I got a curious email just now.

Good Afternoon- I got your name through the Rochester Flying Club website. I live in Hemlock and work in Rochester. I am looking for a
way to be in two places at once…..I have two children graduating from college on the same day in different parts of New York State. My
daughter graduates from [college in upstate NY] at 10:30 in the morning and my son graduates from [another college, near here] at 4pm in the afternoon . There isn’t time to drive between the two, but there might be time to get to them both if we fly. I’m hoping that you or someone you might know would might be interested in flying 4 of us from [first location] to [second location] on the afternoon of May 21st. If you can lend any assistance, I’d love to hear from you.

I feel for the guy, and this sort of need to be in two places at once is a pretty compelling reason to become a pilot. But if I, or any other private pilot, were to take him up on the offer, the FAA would be all over the pilot for offering an illegal charter. Plus there is the little matter that for his four person family, the pilot needs a six seater, and at 4pm on the 21st I’m going to be flying the club’s 6 seater home from the rec.aviation fly-in.

Still scratching my head.

I’m still working on the problem in Rants and Revelations » That’s a head scratcher.

I wrote the thread spawning test program, and it ran 18,000+ iterations overnight on a test machine without the slightest hesitation. I pored over the code to see if there was a “Dining Philosophers”-style lock contention issue. I examined the logs for other programs on the system. And I’m still no closer.

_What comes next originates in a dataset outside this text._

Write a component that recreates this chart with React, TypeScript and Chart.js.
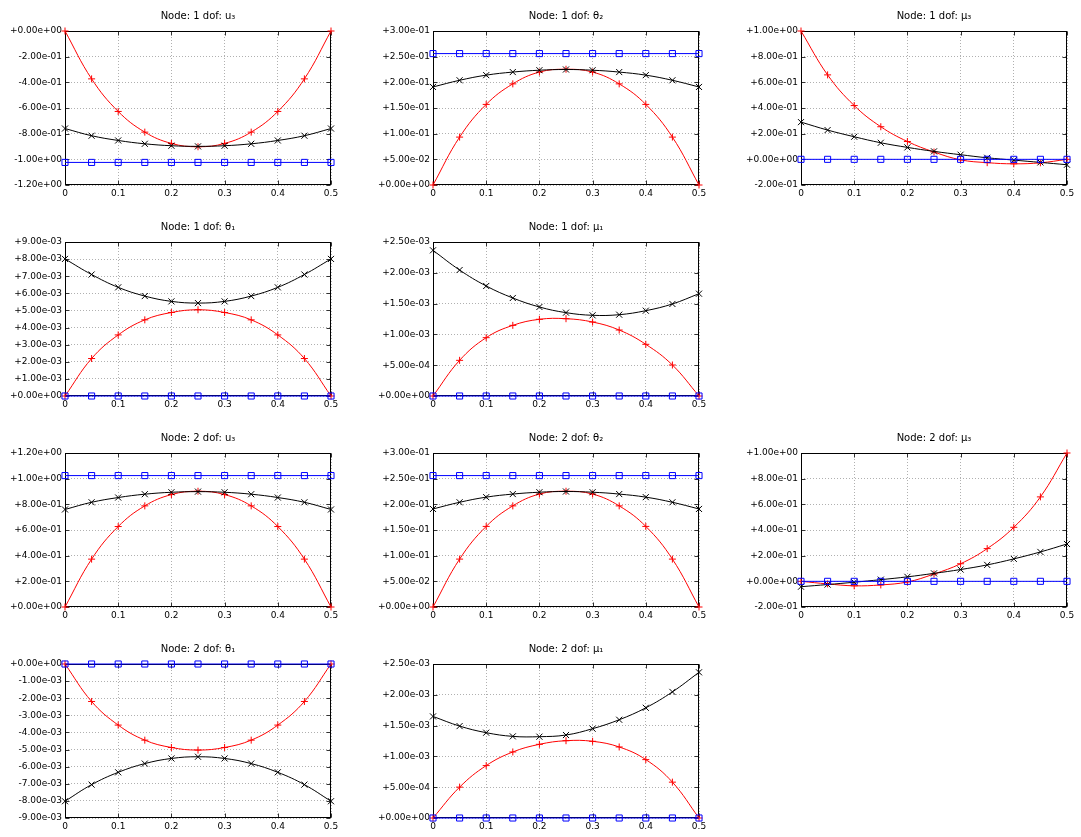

I have a horrible suspicion that the lock up is actually in the database code somewhere. And also, that instead of using threads and locks to make sure I respond to the events quickly but don’t do more than one event at a time, what I really need is an job queue, so I can monitor if a job is taking too long, just kill it and start the next.

But of course since I don’t know where the lock up is actually happening nor can I reproduce it, I’m not sure how to know if my changes are going to fix anything.

That’s a head scratcher

I’m working on the type of bug that might take me a day, it might take me a week, or it might cause me to give up entirely.

In our system, there is a process of mine (the schedule daemon) that gets events from another process (the event broker) and does some database manipulation. Because the events can come thick and fast, and because I don’t want them stepping on each other, each event causes a separate thread to be spawned, and the thread action is guarded by a global “synchronized” object (this is in Java, by the way). Most of the time, this works fine – if an event happens while another thread is still processing, the second one waits for the first one to relinquish the lock, and it does its thing. The event processing threads generally take 5-15 seconds to run.

But I have a log file I from a customer site, where it appears that one of these event threads started at 04:17, and never finished and never relinquished the lock. So events that happened at 04:51, 05:52 and 06:01 never got processed. And I can’t for the life of me figure out why.

I’ve looked extensively at the code between the last progress message from the 04:17 thread and the progress message it should have printed next. Nothing leaps out at me. And like I said, this code works all over the place, even at this customer site most of the time.

One possibility is that some other program is manipulating the database at the time. I do know that the Playlist that was being retrieved at the time of failure is not present in the next day’s backup, so something may have been deleting it at the time.

I wrote a program that calls the same database method as the one that hung over and over again, and ran that in a continuous loop while doing other stuff to the database including deleting the playlist in question. But while I’ve got my test program to fail with an exception numerous times, it never hangs. (I’m assuming that if a thread dies with an exception, it will release its locks. Something else to investigate, I guess.)

I guess my next step is to step up the tree a bit, and instead of calling the low level query multiple times, try spawning the thread that hung multiple times. Other than that, I’m baffled.